__Your objective__: Skip any picture you find and retype all the remaining lines exactly.

-=-=-

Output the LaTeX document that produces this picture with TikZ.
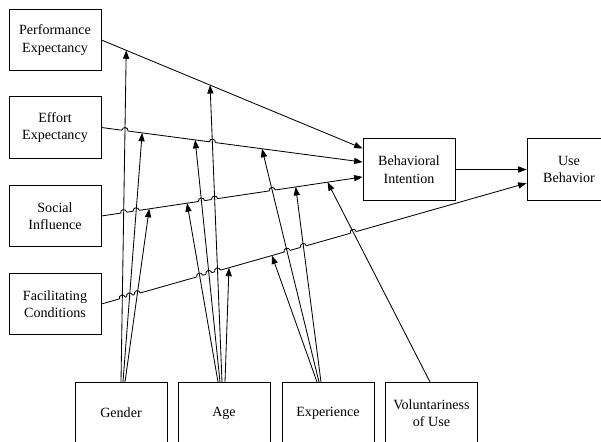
\documentclass[tikz,border=0pt]{standalone}
\usepackage{fontspec}
\setmainfont{Liberation Serif}
\usetikzlibrary{arrows.meta}
\usetikzlibrary{calc}
\usetikzlibrary{intersections}
\tikzset{
    construct/.style={draw=black, line width=.6pt, minimum width=2.3cm,
        minimum height=1.53cm, align=center,
        font=\fontsize{10}{12.5}\selectfont},
    link/.style={draw=black, line width=.6pt,
        -{Triangle[length=6pt,width=4.4pt]}},
    hop/.pic={
        \fill[white] (-2.2pt,-.5pt) rectangle (2.2pt,.5pt);
        \draw[line width=.6pt] (-2.2pt,0) arc (180:0:2.2pt);}
}
\def\moderators{gender/0/gpe, gender/2/gee, gender/4/gsi,
    age/-2/ape, age/-4/aee, age/-6/asi, age/1/afc,
    exp/-11/efc, exp/-9/eee, exp/-7/esi, vol/-1.5/vsi}

\begin{document}
\begin{tikzpicture}[x=.025cm, y=-.025cm]
\useasboundingbox (0,0) rectangle (601,442);
\node[construct] (pe) at (55,40) {Performance\\Expectancy};
\node[construct] (ee) at (55,127.5) {Effort\\Expectancy};
\node[construct] (si) at (55,216) {Social\\Influence};
\node[construct] (fc) at (55,304) {Facilitating\\Conditions};
\node[construct] (bi) at (409,169.5) {Behavioral\\Intention};
\node[construct, minimum width=2.1cm] (ub) at (569,169.5) {Use\\Behavior};
\node[construct] (gender) at (121,413) {Gender};
\node[construct] (age) at (224,413) {Age};
\node[construct] (exp) at (328,413) {Experience};
\node[construct] (vol) at (431.5,413) {Voluntariness\\of Use};

\coordinate (bi1) at ($(bi.north west)!.16!(bi.south west)$);
\coordinate (bi2) at ($(bi.north west)!.38!(bi.south west)$);
\coordinate (bi3) at ($(bi.north west)!.62!(bi.south west)$);
\coordinate (ub2) at ($(ub.north west)!.72!(ub.south west)$);

\draw[link, name path=peline] (pe.east) -- (bi1);
\draw[link, name path=eeline] (ee.east) -- (bi2);
\draw[link, name path=siline] (si.east) -- (bi3);
\draw[link, name path=fcline] (fc.east) -- (ub2);
\draw[link] (bi.east) -- (ub.west);

\coordinate (gpe) at ($(pe.east)!.095!(bi1)$);
\coordinate (ape) at ($(pe.east)!.416!(bi1)$);
\coordinate (gee) at ($(ee.east)!.156!(bi2)$);
\coordinate (aee) at ($(ee.east)!.359!(bi2)$);
\coordinate (eee) at ($(ee.east)!.615!(bi2)$);
\coordinate (gsi) at ($(si.east)!.183!(bi3)$);
\coordinate (asi) at ($(si.east)!.328!(bi3)$);
\coordinate (esi) at ($(si.east)!.744!(bi3)$);
\coordinate (vsi) at ($(si.east)!.866!(bi3)$);
\coordinate (afc) at ($(fc.east)!.300!(ub2)$);
\coordinate (efc) at ($(fc.east)!.401!(ub2)$);

\foreach \src/\dx/\tip in \moderators
  \path[name path global=\tip] ($(\src.north)+(\dx,0)$) -- (\tip);

\foreach \m in {gpe,ape}
  \path[name intersections={of=eeline and \m, by=x}] (x) pic[rotate=-7.4] {hop};
\foreach \m in {gpe,gee,ape,aee,eee}
  \path[name intersections={of=siline and \m, by=x}] (x) pic[rotate=8.5] {hop};
\foreach \m in {gpe,gee,gsi,ape,aee,asi,eee,esi,vsi}
  \path[name intersections={of=fcline and \m, by=x}] (x) pic[rotate=15.9] {hop};

\foreach \src/\dx/\tip in \moderators
  \draw[link] ($(\src.north)+(\dx,0)$) -- (\tip);
\end{tikzpicture}
\end{document}
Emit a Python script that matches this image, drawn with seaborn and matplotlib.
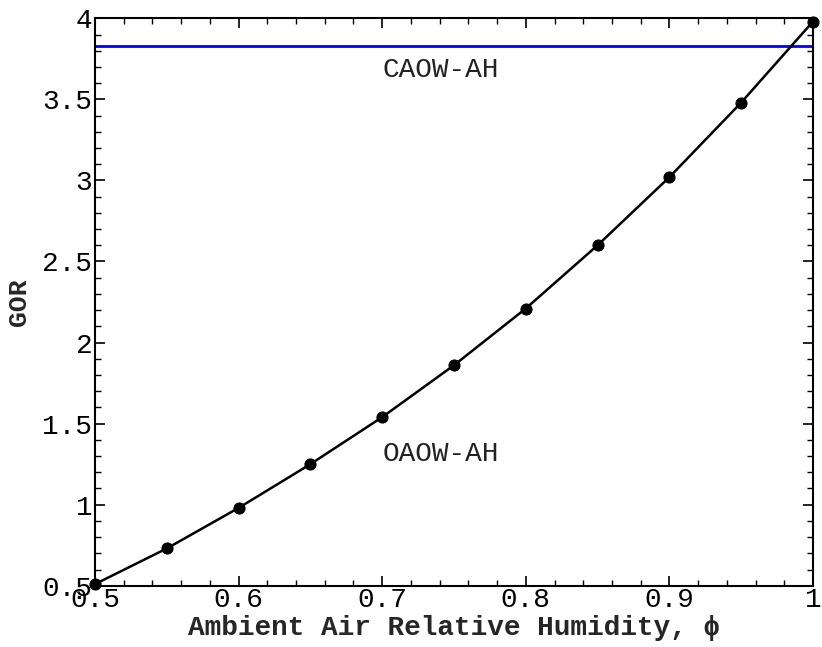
import matplotlib
matplotlib.use("Agg")
import matplotlib.pyplot as plt
import seaborn as sns
import pandas as pd
from matplotlib.ticker import MultipleLocator

humidity = [0.50, 0.55, 0.60, 0.65, 0.70, 0.75, 0.80, 0.85, 0.90, 0.95, 1.00]
gor_oaow = [0.51, 0.73, 0.98, 1.25, 1.54, 1.86, 2.21, 2.60, 3.02, 3.48, 3.98]
gor_caow = 3.83

sns.set_theme(style="ticks")
plt.rcParams['font.family'] = ['Liberation Mono', 'DejaVu Sans']

df = pd.DataFrame({"phi": humidity, "GOR": gor_oaow})

fig = plt.figure(figsize=(8.22, 6.47), dpi=100)
ax = fig.add_axes([0.1156, 0.0947, 0.8734, 0.877])

sns.lineplot(data=df, x="phi", y="GOR", ax=ax, color="black", linewidth=1.8,
             marker="o", markersize=8, markeredgecolor="black", zorder=3, clip_on=False)
ax.axhline(gor_caow, color="#0000ff", linewidth=2)

ax.set_xlim(0.5, 1.0)
ax.set_ylim(0.5, 4.0)
ax.xaxis.set_major_locator(MultipleLocator(0.1))
ax.xaxis.set_minor_locator(MultipleLocator(0.02))
ax.yaxis.set_major_locator(MultipleLocator(0.5))
ax.yaxis.set_minor_locator(MultipleLocator(0.1))

def fmt(v, pos):
    return f"{v:g}"
ax.xaxis.set_major_formatter(matplotlib.ticker.FuncFormatter(fmt))
ax.yaxis.set_major_formatter(matplotlib.ticker.FuncFormatter(fmt))

ax.tick_params(which="both", direction="in", top=True, right=True, colors="black")
ax.tick_params(axis="x", which="major", length=7, width=1.2, labelsize=20, pad=1)
ax.tick_params(axis="y", which="major", length=7, width=1.2, labelsize=20, pad=2)
ax.tick_params(which="minor", length=4, width=1)
for s in ax.spines.values():
    s.set_linewidth(1.5)
    s.set_color("black")

ax.set_xlabel("Ambient Air Relative Humidity, ϕ", fontsize=20, fontweight="bold", labelpad=1)
ax.set_ylabel("GOR", fontsize=19, fontweight="bold", labelpad=8)

ax.text(0.70, 3.68, "CAOW-AH", fontsize=20, ha="left", va="center", color="#222222")
ax.text(0.70, 1.31, "OAOW-AH", fontsize=20, ha="left", va="center", color="#222222")

fig.savefig("out.png", dpi=100)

-=-=-

__Solution for this problem__:
Output the LaTeX document that produces this picture with TikZ.
\documentclass[tikz,border=0pt]{standalone}
\usepackage{fontspec}
\setmainfont{Liberation Serif}
\usetikzlibrary{arrows.meta}
\usetikzlibrary{calc}
\usetikzlibrary{intersections}
\tikzset{
    construct/.style={draw=black, line width=.6pt, minimum width=2.3cm,
        minimum height=1.53cm, align=center,
        font=\fontsize{10}{12.5}\selectfont},
    link/.style={draw=black, line width=.6pt,
        -{Triangle[length=6pt,width=4.4pt]}},
    hop/.pic={
        \fill[white] (-2.2pt,-.5pt) rectangle (2.2pt,.5pt);
        \draw[line width=.6pt] (-2.2pt,0) arc (180:0:2.2pt);}
}
\def\moderators{gender/0/gpe, gender/2/gee, gender/4/gsi,
    age/-2/ape, age/-4/aee, age/-6/asi, age/1/afc,
    exp/-11/efc, exp/-9/eee, exp/-7/esi, vol/-1.5/vsi}

\begin{document}
\begin{tikzpicture}[x=.025cm, y=-.025cm]
\useasboundingbox (0,0) rectangle (601,442);
\node[construct] (pe) at (55,40) {Performance\\Expectancy};
\node[construct] (ee) at (55,127.5) {Effort\\Expectancy};
\node[construct] (si) at (55,216) {Social\\Influence};
\node[construct] (fc) at (55,304) {Facilitating\\Conditions};
\node[construct] (bi) at (409,169.5) {Behavioral\\Intention};
\node[construct, minimum width=2.1cm] (ub) at (569,169.5) {Use\\Behavior};
\node[construct] (gender) at (121,413) {Gender};
\node[construct] (age) at (224,413) {Age};
\node[construct] (exp) at (328,413) {Experience};
\node[construct] (vol) at (431.5,413) {Voluntariness\\of Use};

\coordinate (bi1) at ($(bi.north west)!.16!(bi.south west)$);
\coordinate (bi2) at ($(bi.north west)!.38!(bi.south west)$);
\coordinate (bi3) at ($(bi.north west)!.62!(bi.south west)$);
\coordinate (ub2) at ($(ub.north west)!.72!(ub.south west)$);

\draw[link, name path=peline] (pe.east) -- (bi1);
\draw[link, name path=eeline] (ee.east) -- (bi2);
\draw[link, name path=siline] (si.east) -- (bi3);
\draw[link, name path=fcline] (fc.east) -- (ub2);
\draw[link] (bi.east) -- (ub.west);

\coordinate (gpe) at ($(pe.east)!.095!(bi1)$);
\coordinate (ape) at ($(pe.east)!.416!(bi1)$);
\coordinate (gee) at ($(ee.east)!.156!(bi2)$);
\coordinate (aee) at ($(ee.east)!.359!(bi2)$);
\coordinate (eee) at ($(ee.east)!.615!(bi2)$);
\coordinate (gsi) at ($(si.east)!.183!(bi3)$);
\coordinate (asi) at ($(si.east)!.328!(bi3)$);
\coordinate (esi) at ($(si.east)!.744!(bi3)$);
\coordinate (vsi) at ($(si.east)!.866!(bi3)$);
\coordinate (afc) at ($(fc.east)!.300!(ub2)$);
\coordinate (efc) at ($(fc.east)!.401!(ub2)$);

\foreach \src/\dx/\tip in \moderators
  \path[name path global=\tip] ($(\src.north)+(\dx,0)$) -- (\tip);

\foreach \m in {gpe,ape}
  \path[name intersections={of=eeline and \m, by=x}] (x) pic[rotate=-7.4] {hop};
\foreach \m in {gpe,gee,ape,aee,eee}
  \path[name intersections={of=siline and \m, by=x}] (x) pic[rotate=8.5] {hop};
\foreach \m in {gpe,gee,gsi,ape,aee,asi,eee,esi,vsi}
  \path[name intersections={of=fcline and \m, by=x}] (x) pic[rotate=15.9] {hop};

\foreach \src/\dx/\tip in \moderators
  \draw[link] ($(\src.north)+(\dx,0)$) -- (\tip);
\end{tikzpicture}
\end{document}
Emit a Python script that matches this image, drawn with seaborn and matplotlib.
import matplotlib
matplotlib.use("Agg")
import matplotlib.pyplot as plt
import seaborn as sns
import pandas as pd
from matplotlib.ticker import MultipleLocator

humidity = [0.50, 0.55, 0.60, 0.65, 0.70, 0.75, 0.80, 0.85, 0.90, 0.95, 1.00]
gor_oaow = [0.51, 0.73, 0.98, 1.25, 1.54, 1.86, 2.21, 2.60, 3.02, 3.48, 3.98]
gor_caow = 3.83

sns.set_theme(style="ticks")
plt.rcParams['font.family'] = ['Liberation Mono', 'DejaVu Sans']

df = pd.DataFrame({"phi": humidity, "GOR": gor_oaow})

fig = plt.figure(figsize=(8.22, 6.47), dpi=100)
ax = fig.add_axes([0.1156, 0.0947, 0.8734, 0.877])

sns.lineplot(data=df, x="phi", y="GOR", ax=ax, color="black", linewidth=1.8,
             marker="o", markersize=8, markeredgecolor="black", zorder=3, clip_on=False)
ax.axhline(gor_caow, color="#0000ff", linewidth=2)

ax.set_xlim(0.5, 1.0)
ax.set_ylim(0.5, 4.0)
ax.xaxis.set_major_locator(MultipleLocator(0.1))
ax.xaxis.set_minor_locator(MultipleLocator(0.02))
ax.yaxis.set_major_locator(MultipleLocator(0.5))
ax.yaxis.set_minor_locator(MultipleLocator(0.1))

def fmt(v, pos):
    return f"{v:g}"
ax.xaxis.set_major_formatter(matplotlib.ticker.FuncFormatter(fmt))
ax.yaxis.set_major_formatter(matplotlib.ticker.FuncFormatter(fmt))

ax.tick_params(which="both", direction="in", top=True, right=True, colors="black")
ax.tick_params(axis="x", which="major", length=7, width=1.2, labelsize=20, pad=1)
ax.tick_params(axis="y", which="major", length=7, width=1.2, labelsize=20, pad=2)
ax.tick_params(which="minor", length=4, width=1)
for s in ax.spines.values():
    s.set_linewidth(1.5)
    s.set_color("black")

ax.set_xlabel("Ambient Air Relative Humidity, ϕ", fontsize=20, fontweight="bold", labelpad=1)
ax.set_ylabel("GOR", fontsize=19, fontweight="bold", labelpad=8)

ax.text(0.70, 3.68, "CAOW-AH", fontsize=20, ha="left", va="center", color="#222222")
ax.text(0.70, 1.31, "OAOW-AH", fontsize=20, ha="left", va="center", color="#222222")

fig.savefig("out.png", dpi=100)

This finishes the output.